Stated goal: Give only the number of lines where "with" occurs.

____

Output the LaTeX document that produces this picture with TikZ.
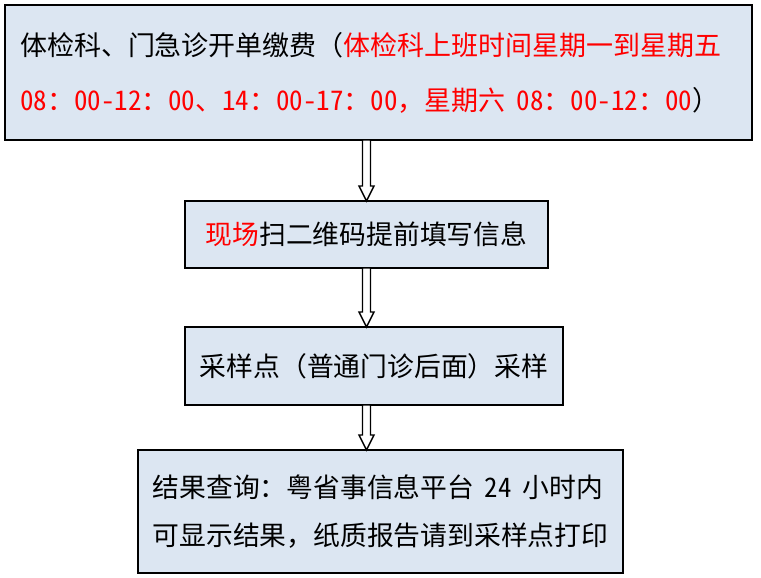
\documentclass[tikz,border=0pt]{standalone}
\usepackage{fontspec}
\setmainfont{Noto Sans CJK SC}
\newfontfamily\hwfont{Noto Sans CJK SC}[RawFeature=+hwid]
\newcommand\hw[1]{{\hwfont #1}}
\usetikzlibrary{calc}
\definecolor{boxfill}{HTML}{DCE6F2}
\definecolor{redtxt}{HTML}{FF0000}
\tikzset{
  box/.style={draw=black, line width=2pt, fill=boxfill, outer sep=0pt, inner sep=0pt, align=left, text=black},
  hollowarrow/.style={draw=black, fill=white, line width=1.4pt, line join=miter,
    to path={let \p1=(\tikztostart), \p2=(\tikztotarget) in
      ({\x2-4pt},\y1) -- ({\x2-4pt},{\y2+15pt}) -- ({\x2-7.5pt},{\y2+15pt}) -- (\x2,\y2)
      -- ({\x2+7.5pt},{\y2+15pt}) -- ({\x2+4pt},{\y2+15pt}) -- ({\x2+4pt},\y1) -- cycle}}
}
\begin{document}
\begin{tikzpicture}[x=1pt,y=1pt]
\useasboundingbox (0,0) rectangle (761,-578);
\node[box, minimum height=135, text width=717, inner xsep=15,
  font={\fontsize{27}{55}\selectfont}] (a) at (378.5,-72.5)
  {体检科、门急诊开单缴费（\textcolor{redtxt}{体检科上班时间星期一到星期五}\\
   \textcolor{redtxt}{\hw{08}：\hw{00-12}：\hw{00}、\hw{14}：\hw{00-17}：\hw{00}，星期六\hspace{0.4em}\hw{08}：\hw{00-12}：\hw{00}}）};
\node[box, minimum width=363, minimum height=67,
  font={\fontsize{26.8}{48}\selectfont}] (b) at (366.5,-234.5)
  {\textcolor{redtxt}{现场}扫二维码提前填写信息};
\node[box, minimum width=378, minimum height=78,
  font={\fontsize{26.8}{48}\selectfont}] (c) at (374,-366)
  {采样点（普通门诊后面）采样};
\node[box, minimum width=485, minimum height=123,
  font={\fontsize{26.8}{48}\selectfont}] (d) at (380.5,-511.5)
  {结果查询：粤省事信息平台\hspace{0.4em}\hw{24}\hspace{0.4em}小时内\\
   可显示结果，纸质报告请到采样点打印};
\draw[hollowarrow] (a.south) to (b.north);
\draw[hollowarrow] (b.south) to (c.north -| b.north);
\draw[hollowarrow] (c.south) to (d.north -| b.north);
\end{tikzpicture}
\end{document}
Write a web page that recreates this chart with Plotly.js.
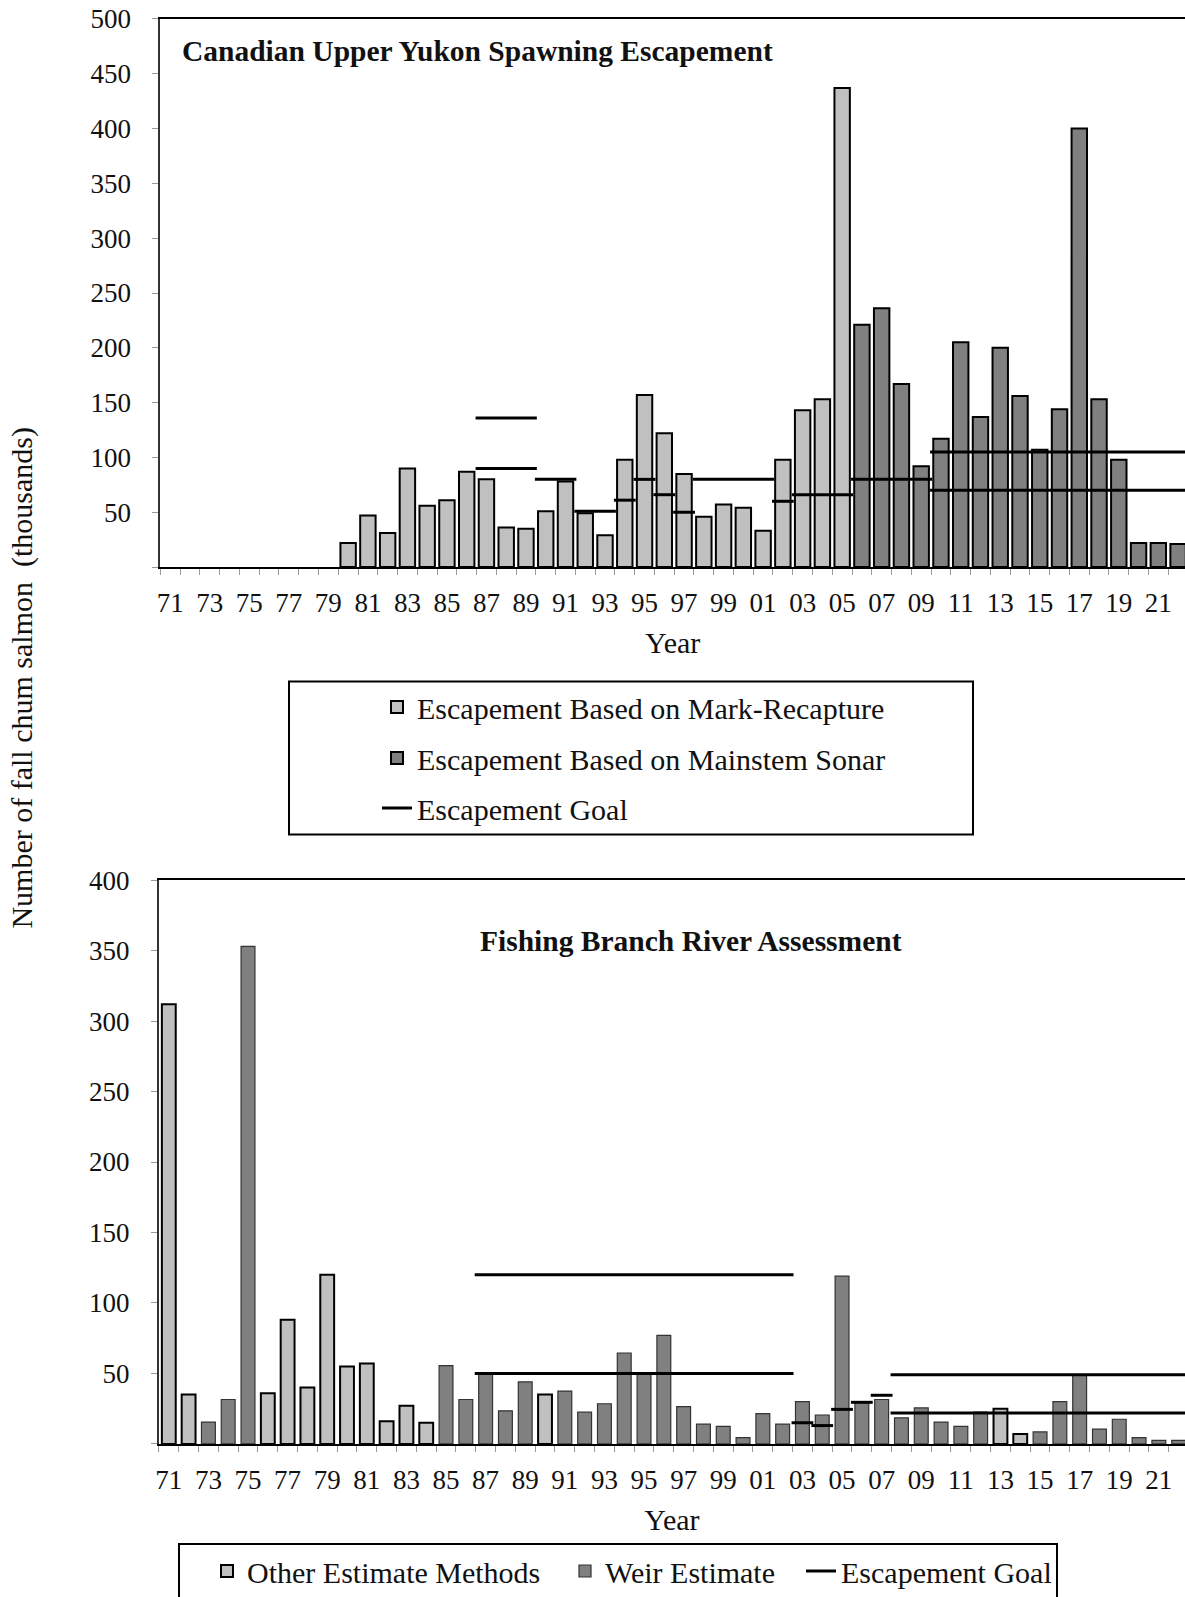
<!DOCTYPE html>
<html>
<head>
<meta charset="utf-8">
<script src="https://cdn.plot.ly/plotly-3.0.1.min.js"></script>
<style>
html,body{margin:0;padding:0;background:#fff;overflow:hidden;}
#chart{width:1185px;height:1597px;}
</style>
</head>
<body>
<div id="chart"></div>
<script>
// ---------- DATA ----------
// Top panel: Canadian Upper Yukon Spawning Escapement (thousands)
const topMarkYears  = [1980,1981,1982,1983,1984,1985,1986,1987,1988,1989,1990,1991,1992,1993,1994,1995,1996,1997,1998,1999,2000,2001,2002,2003,2004,2005];
const topMarkValues = [22,47,31,90,56,61,87,80,36,35,51,78,49,29,98,157,122,85,46,57,54,33,98,143,153,437];
const topSonarYears  = [2006,2007,2008,2009,2010,2011,2012,2013,2014,2015,2016,2017,2018,2019,2020,2021,2022];
const topSonarValues = [221,236,167,92,117,205,137,200,156,107,144,400,153,98,22,22,21];
const topGoalStart = [1987,1987,1990,1992,1994,1995,1996,1997,1998,2002,2003,2006,2010,2010];
const topGoalEnd   = [1989,1989,1991,1993,1994,1995,1996,1997,2001,2002,2005,2009,2022,2022];
const topGoalValue = [136,90,80,51,61,80,66,50,80,60,66,80,105,70];

// Bottom panel: Fishing Branch River Assessment (thousands)
const botOtherYears  = [1971,1972,1976,1977,1978,1979,1980,1981,1982,1983,1984,1990,2013,2014];
const botOtherValues = [312,35,36,88,40,120,55,57,16,27,15,35,25,7];
const botWeirYears  = [1973,1974,1975,1985,1986,1987,1988,1989,1991,1992,1993,1994,1995,1996,1997,1998,1999,2000,2001,2002,2003,2004,2005,2006,2007,2008,2009,2010,2011,2012,2015,2016,2017,2018,2019,2020,2021,2022];
const botWeirValues = [15.5,31.5,353,55.5,31.5,49.5,23.5,44,37.5,22.5,28.5,64.5,49.5,77,26.5,14,12.5,4.5,21.5,14,30,20.5,119,29.5,31.5,18.5,25.5,15.5,12.5,22.5,8.5,30,49,10.5,17.5,4.5,2.5,2.5];
const botGoalStart = [1987,1987,2003,2004,2005,2006,2007,2008,2008];
const botGoalEnd   = [2002,2002,2003,2004,2005,2006,2007,2022,2022];
const botGoalValue = [120,50,15,13,24.5,29.5,34.5,49,22];

// Axis tick labels
const xTickYears  = [1971,1973,1975,1977,1979,1981,1983,1985,1987,1989,1991,1993,1995,1997,1999,2001,2003,2005,2007,2009,2011,2013,2015,2017,2019,2021];
const xTickLabels = ['71','73','75','77','79','81','83','85','87','89','91','93','95','97','99','01','03','05','07','09','11','13','15','17','19','21'];
const topYTickVals = [0,50,100,150,200,250,300,350,400,450,500];
const topYTickText = ['','50','100','150','200','250','300','350','400','450','500'];
const botYTickVals = [0,50,100,150,200,250,300,350,400];
const botYTickText = ['','50','100','150','200','250','300','350','400'];

// ---------- HELPERS ----------
const W = 1185, H = 1597;
const px = v => v / W;
const py = v => 1 - v / H;
const FONT = 'Liberation Serif, Times New Roman, serif';
const LIGHT = '#c0c0c0', DARK = '#808080';

function goalXY(starts, ends, vals) {
  const x = [], y = [];
  for (let i = 0; i < vals.length; i++) {
    x.push(starts[i] - 0.55, ends[i] + 0.55, null);
    y.push(vals[i], vals[i], null);
  }
  return {x, y};
}
const tg = goalXY(topGoalStart, topGoalEnd, topGoalValue);
const bg = goalXY(botGoalStart, botGoalEnd, botGoalValue);

const traces = [
  {type:'bar', x: topMarkYears, y: topMarkValues, width: 0.78, name:'Escapement Based on Mark-Recapture',
   marker:{color: LIGHT, line:{color:'#000', width:2}}, xaxis:'x', yaxis:'y', legend:'legend'},
  {type:'bar', x: topSonarYears, y: topSonarValues, width: 0.78, name:'Escapement Based on Mainstem Sonar',
   marker:{color: DARK, line:{color:'#000', width:2}}, xaxis:'x', yaxis:'y', legend:'legend2'},
  {type:'scatter', mode:'lines', x: tg.x, y: tg.y, connectgaps:false, name:'Escapement Goal',
   line:{color:'#000', width:3}, xaxis:'x', yaxis:'y', legend:'legend3'},
  {type:'bar', x: botOtherYears, y: botOtherValues, width: 0.7, name:'Other Estimate Methods',
   marker:{color: LIGHT, line:{color:'#000', width:2}}, xaxis:'x2', yaxis:'y2', legend:'legend4'},
  {type:'bar', x: botWeirYears, y: botWeirValues, width: 0.7, name:'Weir Estimate',
   marker:{color: DARK, line:{color:'#333', width:1.2}}, xaxis:'x2', yaxis:'y2', legend:'legend5'},
  {type:'scatter', mode:'lines', x: bg.x, y: bg.y, connectgaps:false, name:'Escapement Goal',
   line:{color:'#000', width:3}, xaxis:'x2', yaxis:'y2', legend:'legend6'}
];

function xAxis(domL, rangeR, anchor) {
  return {
    domain:[domL, 1], anchor: anchor, range:[1970.5, rangeR],
    tickmode:'array', tickvals: xTickYears, ticktext: xTickLabels, ticks:'',
    ticklabelstandoff: 11,
    minor:{tickmode:'linear', tick0:1970.5, dtick:1, ticks:'outside', ticklen:6, tickcolor:'#999', tickwidth:1, showgrid:false},
    tickfont:{family:FONT, size:27, color:'#111'},
    showline:true, linecolor:'#000', linewidth:2, mirror:true,
    showgrid:false, zeroline:false,
    title:{text:'Year', font:{family:FONT, size:30, color:'#111'}, standoff:15}
  };
}
function yAxis(dom, range, tv, tt, anchor) {
  return {
    domain: dom, anchor: anchor, range: range,
    tickmode:'array', tickvals: tv, ticktext: tt,
    ticks:'outside', ticklen:6, tickcolor:'#999', tickwidth:1,
    ticklabelstandoff: 16,
    tickfont:{family:FONT, size:27, color:'#111'},
    showline:true, linecolor:'#333', linewidth:2, mirror:false,
    showgrid:false, zeroline:false
  };
}

function leg(xpx, ypx) {
  return {x: px(xpx), y: py(ypx), xanchor:'left', yanchor:'middle', bgcolor:'rgba(0,0,0,0)',
          borderwidth:0, font:{family:FONT, size:30, color:'#111'}, orientation:'v'};
}

const layout = {
  width: W, height: H,
  margin:{l:0, r:0, t:0, b:0},
  paper_bgcolor:'#fff', plot_bgcolor:'#fff',
  barmode:'overlay', showlegend:true,
  xaxis: xAxis(px(160.4), 2022.35, 'y'),
  yaxis: yAxis([py(567.4), py(19)], [0, 500], topYTickVals, topYTickText, 'x'),
  xaxis2: xAxis(px(158.9), 2022.32, 'y2'),
  yaxis2: yAxis([py(1444.8), py(880.7)], [0, 400], botYTickVals, botYTickText, 'x2'),
  legend:  leg(377, 707),
  legend2: leg(377, 758),
  legend3: leg(377, 808),
  legend4: leg(207, 1572),
  legend5: leg(565, 1572),
  legend6: leg(801, 1572),
  shapes:[
    {type:'rect', xref:'paper', yref:'paper', x0:px(289), x1:px(973), y0:py(835), y1:py(682), line:{color:'#000', width:2}},
    {type:'rect', xref:'paper', yref:'paper', x0:px(179), x1:px(1057), y0:py(1610), y1:py(1545), line:{color:'#000', width:2}}
  ],
  annotations:[
    {xref:'paper', yref:'paper', x:px(180), y:py(51), xanchor:'left', yanchor:'middle', showarrow:false,
     text:'<b>Canadian Upper Yukon Spawning Escapement</b>', font:{family:FONT, size:29.5, color:'#111'}},
    {xref:'paper', yref:'paper', x:px(691), y:py(941.5), xanchor:'center', yanchor:'middle', showarrow:false,
     text:'<b>Fishing Branch River Assessment</b>', font:{family:FONT, size:29.5, color:'#111'}},
    {xref:'paper', yref:'paper', x:px(22), y:py(678), xanchor:'center', yanchor:'middle', showarrow:false, textangle:-90,
     text:'Number of fall chum salmon  (thousands)', font:{family:FONT, size:30, color:'#111'}}
  ]
};

Plotly.newPlot('chart', traces, layout, {staticPlot:true, displayModeBar:false});
</script>
</body>
</html>
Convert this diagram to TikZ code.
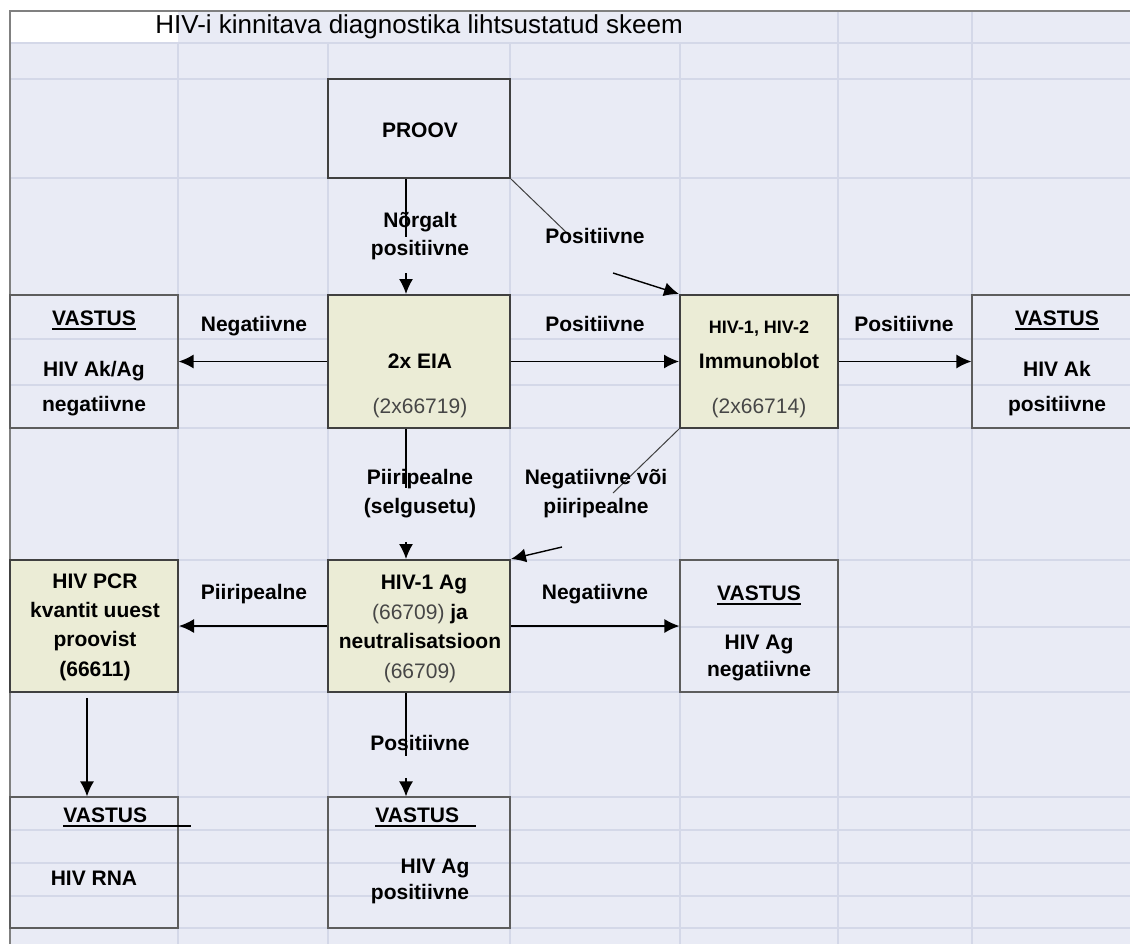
\documentclass[tikz,border=0pt]{standalone}
\usepackage{fontspec}
\setmainfont{Liberation Sans}
\usetikzlibrary{arrows.meta}
\usetikzlibrary{calc}
\usetikzlibrary{fit}

\definecolor{sheet}{RGB}{233,235,245}
\definecolor{gridline}{RGB}{212,216,232}
\definecolor{beige}{RGB}{235,236,214}
\definecolor{boxline}{RGB}{64,64,64}
\definecolor{codegray}{RGB}{70,70,70}

% underline with a heavier rule
\newcommand{\ulbox}[1]{\setbox0=\hbox{#1}\rlap{\copy0}\rule[-2.2pt]{\wd0}{0.8pt}}

\begin{document}
\begin{tikzpicture}[
    x=0.5pt, y=-0.5pt,
    >={Latex[length=7.5pt,width=7pt]},
    box/.style={draw=boxline, line width=1pt, inner sep=0pt},
    test/.style={box, fill=beige},
    answer/.style={draw=boxline!85, line width=0.6pt, inner sep=0pt},
    txt/.style={font=\fontsize{10.5pt}{14pt}\selectfont\bfseries,
      inner sep=0pt, text height=7.6pt, text depth=2.2pt},
    code/.style={txt, font=\fontsize{10.5pt}{14pt}\selectfont, text=codegray},
    small/.style={txt, font=\fontsize{9pt}{11pt}\selectfont\bfseries},
    flow/.style={->, line width=0.7pt},
    slant/.style={draw=boxline, line width=0.5pt}]

    \useasboundingbox (0,0) rectangle (1130,944);
    \fill [white] (0,0) rectangle (1130,944);
    \fill [sheet] (10,11) rectangle (1130,944);
    \fill [white] (10,11) rectangle (178,43);

    % sheet grid
    \foreach \y in {43,79,178,295,339,385,428,560,627,692,797,830,863,896,928}
      \draw [gridline, line width=0.75pt] (10,\y) -- (1130,\y);
    \foreach \x in {178,328,510,680}
      \draw [gridline, line width=0.75pt] (\x,43) -- (\x,944);
    \foreach \x in {838,972}
      \draw [gridline, line width=0.75pt] (\x,11) -- (\x,944);
    \draw [gray, line width=0.6pt] (10,944) -- (10,11) -- (1130,11);

    \node [anchor=west, inner sep=0pt, font=\fontsize{13pt}{15pt}\selectfont]
      (title) at (155,27) {HIV-i kinnitava diagnostika lihtsustatud skeem};

    % boxes
    \node [box, fill=sheet, fit={(328,79) (510,178)}] (proov) {};
    \node [test, fit={(328,295) (510,428)}] (eia) {};
    \node [test, fit={(680,295) (838,428)}] (blot) {};
    \node [answer, fit={(10,295) (178,428)}] (neg) {};
    \node [answer, fit={(972,295) (1142,428)}] (pos) {};
    \node [test, fit={(328,560) (510,692)}] (ag) {};
    \node [test, fit={(10,560) (178,692)}] (pcr) {};
    \node [answer, fit={(680,560) (838,692)}] (agneg) {};
    \node [answer, fit={(10,797) (178,928)}] (rna) {};
    \node [answer, fit={(328,797) (510,928)}] (agpos) {};

    % box texts
    \node [txt] (proovt) at (420,132) {PROOV};
    \node [txt] (eiat) at (420,363) {2x EIA};
    \node [code] (eiac) at (420,408) {(2x66719)};
    \node [small] (blott) at (759,328) {HIV-1, HIV-2};
    \node [txt] (blotn) at (759,363) {Immunoblot};
    \node [code] (blotc) at (759,408) {(2x66714)};
    \node [txt] (negv) at (94,320) {\ulbox{VASTUS}};
    \node [txt] (negt) at (94,371) {HIV Ak/Ag};
    \node [txt] (negn) at (94,406) {negatiivne};
    \node [txt] (posv) at (1057,320) {\ulbox{VASTUS}};
    \node [txt] (post) at (1057,371) {HIV Ak};
    \node [txt] (posn) at (1057,406) {positiivne};
    \node [txt] (agt) at (424,584) {HIV-1 Ag};
    \node [txt] (agc) at (420,614) {\textcolor{codegray}{\mdseries(66709)} ja};
    \node [txt] (agn) at (420,643) {neutralisatsioon};
    \node [code] (agd) at (420,673) {(66709)};
    \node [txt] (pcrt) at (95,583) {HIV PCR};
    \node [txt] (pcrk) at (95,612) {kvantit uuest};
    \node [txt] (pcrp) at (95,641) {proovist};
    \node [txt] (pcrc) at (95,671) {(66611)};
    \node [txt] (agnegv) at (759,595) {\ulbox{VASTUS}};
    \node [txt] (agnegt) at (759,644) {HIV Ag};
    \node [txt] (agnegn) at (759,671) {negatiivne};
    \node [txt, anchor=west] (rnav) at (63,817) {\ulbox{VASTUS\hspace{22pt}}};
    \node [txt] (rnat) at (94,880) {HIV RNA};
    \node [txt, anchor=west] (agposv) at (375,817) {\ulbox{VASTUS\hspace{8.5pt}}};
    \node [txt] (agpost) at (435,868) {HIV Ag};
    \node [txt] (agposn) at (420,894) {positiivne};

    % connectors
    \path ([xshift=-6.5pt]proov.south) -- ([xshift=-6.5pt]eia.north)
      coordinate [pos=0.5] (pe1) coordinate [pos=0.82] (pe2);
    \draw [line width=0.7pt] ([xshift=-6.5pt]proov.south) -- (pe1);
    \draw [flow] (pe2) -- ([xshift=-6.5pt]eia.north);

    \path ([xshift=-6.5pt]eia.south) -- ([xshift=-6.5pt]ag.north)
      coordinate [pos=0.455] (ea1) coordinate [pos=0.87] (ea2);
    \draw [line width=0.7pt] ([xshift=-6.5pt]eia.south) -- (ea1);
    \draw [flow] (ea2) -- ([xshift=-6.5pt]ag.north);

    \path ([xshift=-6.5pt]ag.south) -- ([xshift=-6.5pt]agpos.north)
      coordinate [pos=0.61] (ap1) coordinate [pos=0.82] (ap2);
    \draw [line width=0.7pt] ([xshift=-6.5pt]ag.south) -- (ap1);
    \draw [flow] (ap2) -- ([xshift=-6.5pt]agpos.north);

    \draw [flow] ([xshift=-3.5pt, yshift=-2.5pt]pcr.south)
      -- ([xshift=-3.5pt]rna.north);

    \draw [flow] (eia.west) -- (neg.east);
    \draw [flow] (eia.east) -- (blot.west);
    \draw [flow] (blot.east) -- (pos.west);
    \draw [flow] (ag.west) -- (pcr.east);
    \draw [flow] (ag.east) -- (agneg.west);

    \coordinate (s1) at (567,233);
    \coordinate (s2) at (613,273);
    \draw [slant] (proov.south east) -- (s1);
    \draw [flow] (s2) -- (blot.north west);
    \coordinate (s3) at (613,493);
    \coordinate (s4) at (562,547);
    \draw [slant] (blot.south west) -- (s3);
    \draw [flow] (s4) -- (ag.north east);

    % connector labels
    \node [txt] (weak1) at (420,222) {Nõrgalt};
    \node [txt] (weak2) at (420,250) {positiivne};
    \node [txt] (diagp) at (595,238) {Positiivne};
    \node [txt] (eianeg) at (254,326) {Negatiivne};
    \node [txt] (eiapos) at (595,326) {Positiivne};
    \node [txt] (blotpos) at (904,326) {Positiivne};
    \node [txt] (border1) at (420,479) {Piiripealne};
    \node [txt] (border2) at (420,508) {(selgusetu)};
    \node [txt] (diagn1) at (596,479) {Negatiivne või};
    \node [txt] (diagn2) at (596,508) {piiripealne};
    \node [txt] (agbord) at (254,594) {Piiripealne};
    \node [txt] (agnegl) at (595,594) {Negatiivne};
    \node [txt] (agposl) at (420,745) {Positiivne};

  \end{tikzpicture}
\end{document}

____

The response: 3